Como foi dito acima e bem, as celebração religiosas podem ser um elo para esse apaziguamento social, da nossa sociedade,..mas pode se ir mais além.
Pois falta a nossa sociedade alento e confiança, derivados de esperanças sempre frustadas, ao longo dos séculos, anos anos e anos, aliás toda a África,…precisamos despertar deste sono.
Tomando uma vez essa consciência as celebrações, podem ser marcos de desenvolvimento e conjunção orgulho dos São Tomenses, de recordar irmãos Príncipe, desde que possamos, investir e reinventar os marcos religiosos no nosso solo,…

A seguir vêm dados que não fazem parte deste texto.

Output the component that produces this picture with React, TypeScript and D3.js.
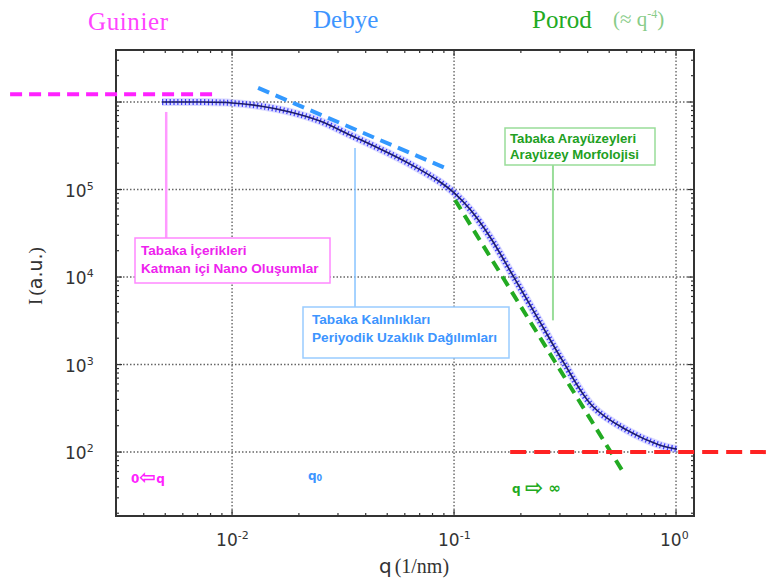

Em colaboração com outras paroquias, entidades nacionais, empresas, governos, sociedade civil organizada,..
Hoje fala se muito no turismo religioso, esta é a forma de congregação dos nossos filhos bem como daqueles, que nos queiram visitar e celebrar connosco,…
Vejam revejam a ultima jornada mundial da juventude em Portugal, a dimensão, congregação, organização, fraternizacão, onde também, participaram nossos jovens.

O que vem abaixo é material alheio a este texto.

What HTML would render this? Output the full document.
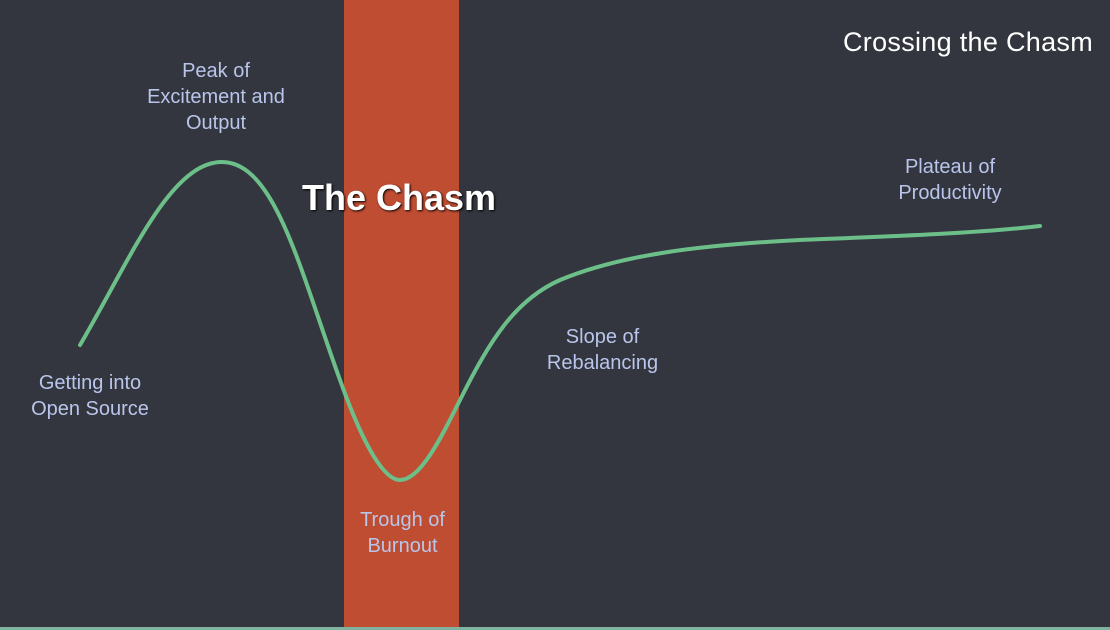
<!DOCTYPE html>
<html><head><style>
html,body{margin:0;padding:0}
body{width:1110px;height:630px;background:#33363f;position:relative;overflow:hidden;font-family:"Liberation Sans",sans-serif}
.bar{position:absolute;left:344px;top:0;width:115px;height:627px;background:#bf4d32}
.strip{position:absolute;left:0;top:627px;width:1110px;height:3px;background:#7fb3a0}
.l{position:absolute;color:#b9c5ea;font-size:20px;line-height:26px;text-align:center;white-space:nowrap}
</style></head><body>
<div class="bar"></div>
<div class="strip"></div>
<svg width="1110" height="630" style="position:absolute;left:0;top:0">
<path d="M80,345 C130,260 170,162 222,162 C275,162 300,270 340,380 C365,450 385,480 400,480 C420,480 440,440 460,400 C490,340 515,300 560,280 C620,255 700,245 800,240 C900,236 980,233 1040,226" fill="none" stroke="#6dbf8a" stroke-width="4" stroke-linecap="round"/>
</svg>
<div class="l" style="left:140px;top:58px;width:152px">Peak of<br>Excitement and<br>Output</div>
<div class="l" style="left:20px;top:370px;width:140px">Getting into<br>Open Source</div>
<div class="l" style="left:340px;top:507px;width:125px">Trough of<br>Burnout</div>
<div class="l" style="left:535px;top:324px;width:135px">Slope of<br>Rebalancing</div>
<div class="l" style="left:880px;top:154px;width:140px">Plateau of<br>Productivity</div>
<div style="position:absolute;left:300px;top:177px;width:198px;text-align:center;color:#fff;font-weight:bold;font-size:36px;line-height:42px;text-shadow:1px 1px 2px #000">The Chasm</div>
<div style="position:absolute;left:843px;top:25px;color:#fff;font-size:27px;line-height:34px;white-space:nowrap;letter-spacing:0.3px">Crossing the Chasm</div>
</body></html>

Venho defendende algum tempo esta parte, a oponencia e obras de colocação de cristo rei, nos picos, dos santos e parocos,nos ilheus, ilheus das cabras, nos monte como marcos da nossa cristiandade, como ha no brasil, rio de Janeiro, em Portugal. Como forma de unir a nossa sociedade internamente, contribuindo assim para a causa social de lazer e religião.

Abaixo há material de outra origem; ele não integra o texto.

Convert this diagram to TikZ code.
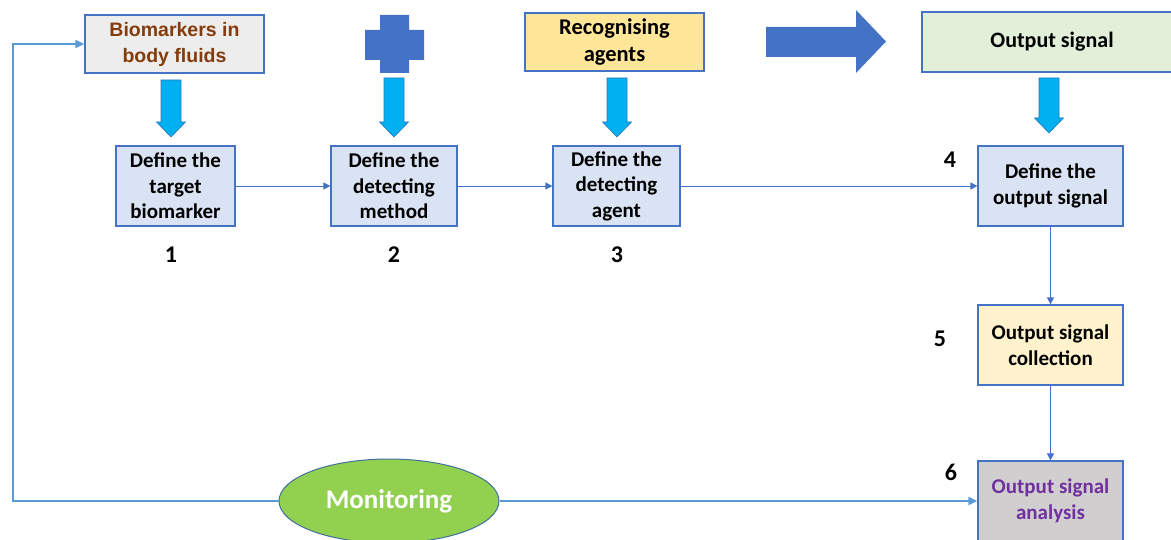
\documentclass[tikz,border=0pt]{standalone}
\usepackage{fontspec}
\setmainfont{Carlito}
\newfontfamily\arialf{Liberation Sans}
\usetikzlibrary{shapes.geometric,arrows.meta}
\definecolor{bordblue}{HTML}{4472C4}
\definecolor{lineblue}{HTML}{5B9BD5}
\definecolor{boxblue}{HTML}{DAE3F3}
\definecolor{boxgray}{HTML}{EDEDED}
\definecolor{boxyellow}{HTML}{FFE699}
\definecolor{boxcream}{HTML}{FFF2CC}
\definecolor{boxgreen}{HTML}{E2F0D9}
\definecolor{boxdgray}{HTML}{D0CECE}
\definecolor{brownt}{HTML}{843C0C}
\definecolor{purplet}{HTML}{7030A0}
\definecolor{cyanarr}{HTML}{00B0F0}
\definecolor{cyanbord}{HTML}{2E75B6}
\definecolor{greenell}{HTML}{92D050}
\definecolor{ellbord}{HTML}{41719C}
\definecolor{bigblue}{HTML}{4472C4}
\tikzset{
  stepbox/.style={draw=bordblue, line width=1.2pt, fill=boxblue, inner sep=0pt,
    minimum width=#1, minimum height=80pt, align=center, font=\fontsize{21}{25.5}\selectfont\bfseries},
  topbox/.style={draw=bordblue, line width=1.2pt, inner sep=0pt, minimum height=58pt, align=center},
  conn/.style={draw=bordblue, line width=0.9pt, -{Triangle[length=7pt,width=7pt]}},
  loopline/.style={draw=lineblue, line width=1.8pt},
  numlab/.style={font=\fontsize{24}{24}\selectfont\bfseries},
  downarr/.style={fill=cyanarr, draw=cyanbord, line width=0.6pt},
}
\begin{document}
\begin{tikzpicture}[x=1pt,y=-1pt]
\useasboundingbox (0,0) rectangle (1171,540);
\begin{scope}
\clip (0,0) rectangle (1171,540);
% top row
\node[topbox, fill=boxgray, minimum width=179pt, font=\arialf\fontsize{19.5}{26}\selectfont\bfseries, text=brownt] (bio) at (174.5,44) {Biomarkers in\\body fluids};
\node[topbox, fill=boxyellow, minimum width=179pt, font=\fontsize{22.5}{26.5}\selectfont\bfseries] (rec) at (614.5,42) {Recognising\\agents};
\node[topbox, fill=boxgreen, minimum width=260pt, minimum height=60pt, font=\fontsize{22}{26}\selectfont\bfseries] (out) at (1052,42) {Output signal};
% plus shape
\fill[bigblue] (380,15) -- (409,15) -- (409,30) -- (424,30) -- (424,60) -- (409,60) -- (409,73) -- (380,73) -- (380,60) -- (365,60) -- (365,30) -- (380,30) -- cycle;
% big right arrow
\fill[bigblue] (766,27) -- (856,27) -- (856,10) -- (886,41.5) -- (856,73) -- (856,57) -- (766,57) -- cycle;
% step boxes
\node[stepbox=119pt] (s1) at (175.5,186) {Define the\\target\\biomarker};
\node[stepbox=126pt] (s2) at (394,186) {Define the\\detecting\\method};
\node[stepbox=127pt] (s3) at (616.5,186) {Define the\\detecting\\agent};
\node[stepbox=145pt] (s4) at (1050.5,186) {Define the\\output signal};
\node[stepbox=145pt, fill=boxcream] (s5) at (1050.5,345) {Output signal\\collection};
\node[stepbox=145pt, fill=boxdgray, text=purplet] (s6) at (1050.5,501) {Output signal\\analysis};
% down block arrows
\foreach \cx/\ya/\yb in {171/80/137, 394/78/137, 617/78/137, 1049/78/133}{
  \path[downarr] (\cx-10,\ya) -- (\cx+10,\ya) -- (\cx+10,\yb-15) -- (\cx+14.5,\yb-15) -- (\cx,\yb) -- (\cx-14.5,\yb-15) -- (\cx-10,\yb-15) -- cycle;
}
% numbers
\node[numlab] (n1) at (171,255) {1};
\node[numlab] (n2) at (394,255) {2};
\node[numlab] (n3) at (617,255) {3};
\node[numlab] (n4) at (950,160) {4};
\node[numlab] (n5) at (940,339) {5};
\node[numlab] (n6) at (951,472) {6};
% connectors
\draw[conn] (s1.east) -- (s2.west);
\draw[conn] (s2.east) -- (s3.west);
\draw[conn] (s3.east) -- (s4.west);
\draw[conn] (s4.south) -- (s5.north);
\draw[conn] (s5.south) -- (s6.north);
% monitoring ellipse
\node[ellipse, draw=ellbord, line width=1pt, fill=greenell, minimum width=220pt, minimum height=84pt, inner sep=0pt, text=white, font=\fontsize{27}{27}\selectfont\bfseries] (mon) at (389,501) {Monitoring};
\coordinate (lc) at (13,44);
\draw[loopline, -{Triangle[length=9pt,width=8pt]}] (mon.west) -| (lc) -- (bio.west);
\draw[loopline, -{Triangle[length=9pt,width=8pt]}] (mon.east) -- (s6.west);
\end{scope}
\end{tikzpicture}
\end{document}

A importância destes marcos serão importantes na celebração da Eucaristia, onde poderemos juntar famílias, irmãos paus filhos
É possível desde que haja um plano da diocese nacional, apresentar as entidades, ou ao papado.
Pratiquemos o bem
Pois o bem
Fica nos bem
Deus abençoe São Tomé e Principe
Mepoçom
27 de Março de 2024 at 9:03
Parabéns pela investigação que merece a leitura de cidadãos santomenses para uma profunda reflexão,em vez de andarem em querelas de intrigas e mentiras.